Nis halved its FY27 revenue guidance, but didn't explain why.
The security services company cut its growth outlook to 12-15% from 20% just six months ago, raising a credibility question on its order-book claims.
What's new
- FY27 consolidated revenue growth guidance cut to 12-15% from a prior 20% forecast.
- Management targets crossing Rs 500 crore revenue within FY27, possibly before year-end.
- CCTV segment recovery pushed to year-end as STQC supply constraints ease.
Themes from the call
Guidance credibility
A 5-8 percentage point guidance cut in six months without an explanation is a signal investors should weigh carefully.
Growth-margin trade-off
The company is deliberately chasing lower-margin security and housekeeping contracts to hit its Rs 500 crore target, even as it caps profitability.
Working capital
New contract ramp drove a temporary receivables spike to Rs 145 crores, which is normalizing but shows the cash cost of growth.
Guidance watch
- FY27 consolidated revenue growth guided to 12-15% (down from 20% in Nov 2025).
- CCTV segment recovery expected by year-end, but no magnitude given.
- No guidance on EBITDA margin targets, capex quantum, or normalized long-term employee benefit costs.
Risk flags
- The guidance cut was not explained. The open question is whether the prior forecast was wrong or the current one is conservative.
- Segment mix is shifting toward lower-margin security and housekeeping (4.5-4.8% EBITDA margin), which pressures consolidated profitability.
- West Bengal's labor code wage rules are still pending.
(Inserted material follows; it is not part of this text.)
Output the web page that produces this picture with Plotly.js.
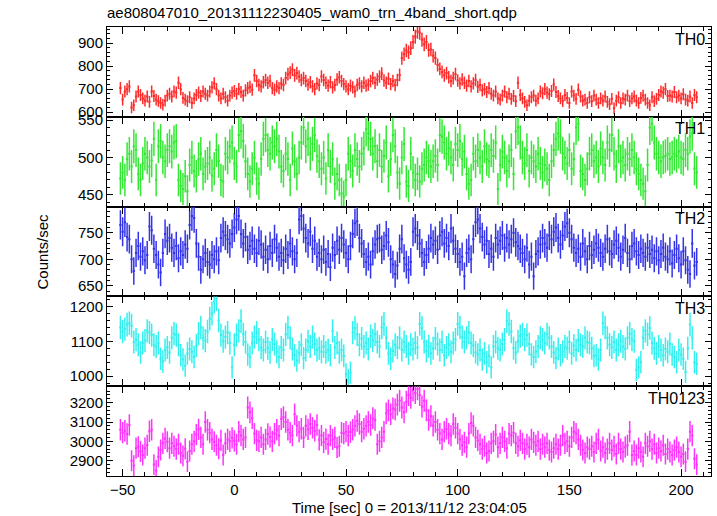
<!DOCTYPE html>
<html>
<head>
<meta charset="utf-8">
<script src="https://cdn.plot.ly/plotly-3.0.1.min.js"></script>
<style>html,body{margin:0;padding:0;background:#fff;}#chart{width:717px;height:516px;}</style>
</head>
<body>
<div id="chart"></div>
<script>
// Time bins: 1 s, first bin centre at t0
var t0 = -51;
var dt = 1;
var panelNames = ["TH0", "TH1", "TH2", "TH3", "TH0123"];

var th0 = [
705,655,690,700,712,620,630,668,690,675,
660,650,668,645,690,670,655,648,640,632,
650,672,680,668,690,685,728,700,662,655,
648,665,640,660,675,685,670,690,680,672,
690,708,725,700,672,660,680,665,650,672,
685,692,680,700,688,672,695,705,710,698,
760,735,718,712,730,740,728,735,705,698,
712,705,725,718,748,765,772,785,760,770,
755,740,748,735,720,730,712,700,725,718,
755,740,728,715,730,708,718,742,752,735,
722,712,700,715,708,690,718,725,712,728,
715,720,735,748,728,742,755,768,738,728,
745,722,735,718,740,762,835,852,868,860,
878,905,928,950,945,915,895,905,870,872,
845,835,805,788,775,760,770,752,735,748,
765,738,725,742,728,715,735,712,725,740,
710,718,695,700,688,705,680,672,690,660,
655,672,690,665,680,658,670,648,728,675,
660,645,630,650,665,672,650,660,690,682,
700,685,678,692,720,688,670,660,648,675,
662,640,690,672,658,698,668,650,655,640,
665,648,672,655,640,660,650,668,645,635,
658,618,650,665,640,660,655,672,648,660,
668,650,640,662,672,655,640,630,665,648,
658,675,690,685,700,670,672,668,688,665,
672,660,678,655,650,668,640,675,665
];

var th1 = [
472,480,470,498,505,488,515,510,478,470,
492,505,500,488,496,525,470,515,522,500,
495,510,515,508,520,522,470,462,458,475,
455,490,500,482,475,498,505,478,488,492,
500,476,485,510,495,470,468,505,500,515,
520,492,488,530,535,522,495,478,468,485,
500,472,465,498,525,530,510,505,520,515,
525,508,488,482,505,498,470,512,495,478,
500,520,540,515,525,505,518,530,502,495,
485,500,472,510,488,498,465,478,470,452,
448,470,505,495,482,510,498,488,505,512,
538,532,525,505,515,495,510,488,502,520,
475,498,530,515,480,465,500,518,468,462,
505,480,470,478,468,485,490,500,495,488,
495,502,490,530,528,520,505,512,500,490,
518,510,522,498,508,478,465,470,505,495,
510,500,488,515,498,495,510,502,520,458,
490,508,500,482,495,510,478,535,540,520,
500,492,510,482,500,495,488,505,492,480,
490,485,470,495,510,525,532,528,505,500,
492,510,485,498,540,545,482,478,470,485,
505,510,495,500,488,512,500,490,520,510,
530,505,488,515,495,500,490,505,498,510,
500,485,478,470,465,455,490,540,545,520,
505,500,495,500,502,505,498,500,505,502,
508,500,498,510,505,528,532,485,480
];

var th2 = [
765,752,770,742,738,700,678,712,725,705,
715,698,708,762,755,720,708,690,675,712,
748,735,740,722,712,725,702,715,708,728,
720,765,782,778,730,705,680,700,712,695,
690,708,700,715,698,740,752,745,738,730,
748,760,775,782,748,730,742,718,725,735,
720,712,735,728,705,718,700,725,712,738,
722,705,712,698,720,708,730,715,700,712,
775,782,758,740,730,752,720,735,705,712,
700,718,695,710,685,722,708,735,718,740,
728,712,700,725,748,768,772,740,730,710,
695,705,690,715,728,738,740,718,725,745,
732,700,690,672,688,720,738,702,690,680,
695,752,758,745,730,712,695,708,720,740,
728,735,718,745,752,730,740,725,758,735,
720,710,695,705,668,712,720,700,738,770,
775,758,742,728,735,710,720,705,740,728,
735,745,722,740,728,738,750,732,725,720,
712,700,722,690,705,668,710,715,728,740,
730,722,745,738,752,760,740,728,745,762,
768,750,738,722,712,720,705,730,715,700,
725,708,718,730,722,712,705,720,738,715,
710,728,735,722,705,718,740,712,700,725,
730,715,708,720,712,705,722,710,718,702,
715,698,710,722,705,700,715,692,708,720,
702,690,715,698,680,672,730,688,695
];

var th3 = [
1140,1128,1135,1148,1152,1145,1098,1105,1090,1068,
1095,1102,1130,1125,1118,1090,1085,1095,1050,1042,
1075,1082,1068,1110,1122,1118,1090,1060,1048,1030,
1065,1078,1070,1055,1088,1122,1140,1110,1102,1128,
1165,1180,1215,1222,1160,1118,1100,1112,1125,1095,
1025,1090,1118,1130,1158,1120,1098,1062,1055,1095,
1112,1125,1105,1082,1075,1098,1080,1068,1105,1092,
1070,1055,1082,1075,1120,1140,1110,1078,1060,1045,
1068,1090,1052,1075,1100,1085,1112,1092,1075,1080,
1070,1085,1068,1075,1060,1130,1082,1095,1068,1075,
1058,1005,988,1010,1125,1138,1120,1090,1108,1085,
1095,1078,1115,1102,1120,1098,1085,1140,1150,1110,
1065,1050,1072,1090,1082,1110,1075,1098,1085,1065,
1090,1078,1095,1082,1150,1138,1098,1072,1085,1065,
1080,1108,1092,1075,1098,1060,1082,1090,1070,1095,
1105,1150,1140,1112,1098,1110,1125,1095,1088,1068,
1062,1075,1048,1065,1040,1058,1025,1085,1098,1080,
1075,1092,1105,1158,1150,1128,1080,1068,1100,1115,
1120,1105,1118,1092,1062,1055,1070,1085,1110,1105,
1095,1120,1110,1085,1068,1052,1078,1060,1070,1085,
1080,1098,1065,1088,1075,1102,1090,1085,1110,1098,
1095,1080,1058,1060,1048,1075,1152,1140,1110,1090,
1082,1098,1075,1090,1100,1085,1078,1110,1122,1105,
1100,1018,1025,1040,1110,1130,1120,1138,1095,1080,
1065,1085,1075,1060,1078,1070,1092,1062,1055,1040,
1075,1062,1050,1012,1080,1148,1110,1040,1035
];

var th0123 = [
3060,3045,3055,3038,3085,2900,2875,2965,2972,2948,
2930,2965,2980,3052,3060,2880,2850,2920,2955,2990,
3015,2998,2965,2990,2975,2960,2985,2940,2925,2962,
2895,2950,2985,3000,3035,3062,3020,2985,3100,3060,
3045,3010,2998,2980,2962,3005,2930,2990,3010,3000,
3018,3002,2985,3050,3030,3010,3020,3175,3150,3120,
3040,3005,3000,3020,2985,3010,3038,3022,3000,3040,
3060,3030,3115,3125,3100,3060,3045,3030,3140,3080,
3050,3065,3020,3080,3062,3090,3070,3055,3085,3008,
3030,2995,3012,2985,3030,3010,3020,2968,2975,3045,
3040,3050,3030,3048,3060,3080,3105,3090,3050,3065,
3080,3100,3085,3120,3110,2985,3000,3020,3050,3145,
3160,3140,3170,3165,3190,3210,3175,3150,3205,3240,
3225,3265,3250,3270,3240,3180,3210,3160,3110,3130,
3080,3100,3060,3040,3010,3050,3065,3040,3030,3090,
3070,3040,3010,2980,2995,2970,3040,3095,3080,3020,
3005,2985,2960,2975,2940,2950,2990,3000,3035,2970,
2990,3020,3000,2965,3040,3030,3045,2990,2975,3005,
2990,2960,2985,2970,3010,2995,2980,3000,2960,2985,
2970,2990,2955,2945,2965,2985,2960,2980,3030,2990,
3000,2975,3020,3050,3040,3010,2980,2955,2940,2970,
2960,2975,2945,2990,3010,2950,2970,2940,2960,2990,
2955,2975,2935,2990,2960,2945,2970,2980,3050,2930,
2950,2930,2965,2945,2920,2990,2975,3000,2960,2985,
2940,2965,2950,2980,2935,2960,2945,2930,2955,2970,
2945,2920,2935,2895,2960,3050,3030,2910,2880
];

var series = [th0, th1, th2, th3, th0123];
var colors = ["#ff2a2a", "#33e833", "#3333e8", "#33f0f0", "#ff33ff"];
var yRanges = [[580, 970], [434.4, 554.4], [629.8, 799.6], [971, 1229], [2821, 3285]];
var yDticks = [100, 50, 50, 100, 100];
var yMinor = [20, 10, 10, 20, 20];

var FONT = "'Liberation Sans', Arial, Helvetica, sans-serif";
var traces = [];
var layout = {
  width: 717, height: 516,
  margin: {l: 107, r: 6, t: 27, b: 40},
  paper_bgcolor: "#fff", plot_bgcolor: "#fff",
  showlegend: false,
  font: {family: FONT, size: 15, color: "#000"},
  title: {text: "ae808047010_20131112230405_wam0_trn_4band_short.qdp",
          x: 107/717, xanchor: "left", xref: "container",
          y: 1 - 13/516, yanchor: "middle", yref: "container",
          font: {family: FONT, size: 15, color: "#000"}},
  annotations: []
};

for (var k = 0; k < 5; k++) {
  var sfx = k === 0 ? "" : String(k + 1);
  traces.push({
    type: "scatter", mode: "markers",
    x0: t0, dx: dt, y: series[k],
    xaxis: "x" + sfx, yaxis: "y" + sfx,
    marker: {size: 1, opacity: 0, color: colors[k]},
    error_y: {type: "sqrt", visible: true, thickness: 1.5, width: 0, color: colors[k]},
    error_x: {type: "constant", value: 0.5, visible: true, thickness: 2, width: 0, color: colors[k]},
    hoverinfo: "skip"
  });
  var dTop = 1 - k * 0.2, dBot = 1 - (k + 1) * 0.2;
  var xa = {
    range: [-57, 213.4], anchor: "y" + sfx,
    showline: true, linecolor: "#000", linewidth: 1, mirror: "allticks",
    ticks: "inside", ticklen: 7, tickwidth: 1, tickcolor: "#000",
    dtick: 50, tick0: 0,
    minor: {dtick: 10, ticklen: 4, tickcolor: "#000", ticks: "inside"},
    showgrid: false, zeroline: false,
    showticklabels: k === 4,
    tickfont: {family: FONT, size: 15, color: "#000"}
  };
  if (k > 0) xa.matches = "x";
  layout["xaxis" + sfx] = xa;
  layout["yaxis" + sfx] = {
    domain: [dBot, dTop], anchor: "x" + sfx,
    range: yRanges[k],
    showline: true, linecolor: "#000", linewidth: 1, mirror: "allticks",
    ticks: "inside", ticklen: 6, tickwidth: 1, tickcolor: "#000",
    dtick: yDticks[k], tick0: 0,
    minor: {dtick: yMinor[k], ticklen: 3, tickcolor: "#000", ticks: "inside"},
    showgrid: false, zeroline: false,
    tickfont: {family: FONT, size: 15, color: "#000"}
  };
  layout.annotations.push({
    text: panelNames[k], xref: "paper", yref: "paper",
    x: 0.993, y: dTop - 0.027, xanchor: "right", yanchor: "middle",
    showarrow: false, font: {family: FONT, size: 16, color: "#000"}
  });
}
layout.annotations.push({
  text: "Counts/sec", xref: "paper", yref: "paper",
  x: (42 - 107) / 604, y: 0.5, xanchor: "center", yanchor: "middle",
  textangle: -90, showarrow: false, font: {family: FONT, size: 15, color: "#000"}
});
layout.annotations.push({
  text: "Time [sec] 0 = 2013/11/12 23:04:05", xref: "paper", yref: "paper",
  x: 0.5, y: (476 - 507) / 449, xanchor: "center", yanchor: "middle",
  showarrow: false, font: {family: FONT, size: 15, color: "#000"}
});

Plotly.newPlot("chart", traces, layout, {staticPlot: true, displayModeBar: false});
</script>
</body>
</html>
The profitability of the core business hinges on them.
Key quotes
-
"My projection would be between 12-15% on a consolidated level."
— CFO, Jun 2026 call -
"We should be crossing the 500 crore mark within this financial year."
— CFO, Jun 2026 call
The brief
Nis's management delivered a 13.96% revenue growth in Q4 and a 7.74% full-year print for FY26, but the real story is the forward guidance. In November, the CEO was forecasting about 20% growth for FY27. This quarter, the CFO projected 12-15%. No reason was given for the cut. The company still targets Rs 500 crore in revenue within the year, a goal the CFO said it "should" hit, possibly early. That implies a big step-up from the Rs 436.70 crore FY26 base. The math works if new contracts like Haldia Docks and Patna Secretariat ramp as planned. The risk is that growth is coming from lower-margin segments. Security and housekeeping together are 85% of revenue but carry EBITDA margins of just 4.5-4.8%. The company is consciously accepting this trade-off. The CCTV segment, which has higher margins, is stuck at Rs 12 crore in revenue while supply constraints ease. Its recovery is now pushed to year-end. A one-time Rs 27.82 crore labor code provision masked the underlying PAT, which would have been Rs 19.12 crore. The ICRA outlook upgrade to positive and the government formalization thesis are genuine tailwinds. But the guidance reversal without explanation is the question investors must resolve. Was the 20% target from November too aggressive, or is the current 12-15% too cautious? Management owes the street a clearer answer.
Nis's guidance cut is bigger than the quarter itself. The explanation is still missing.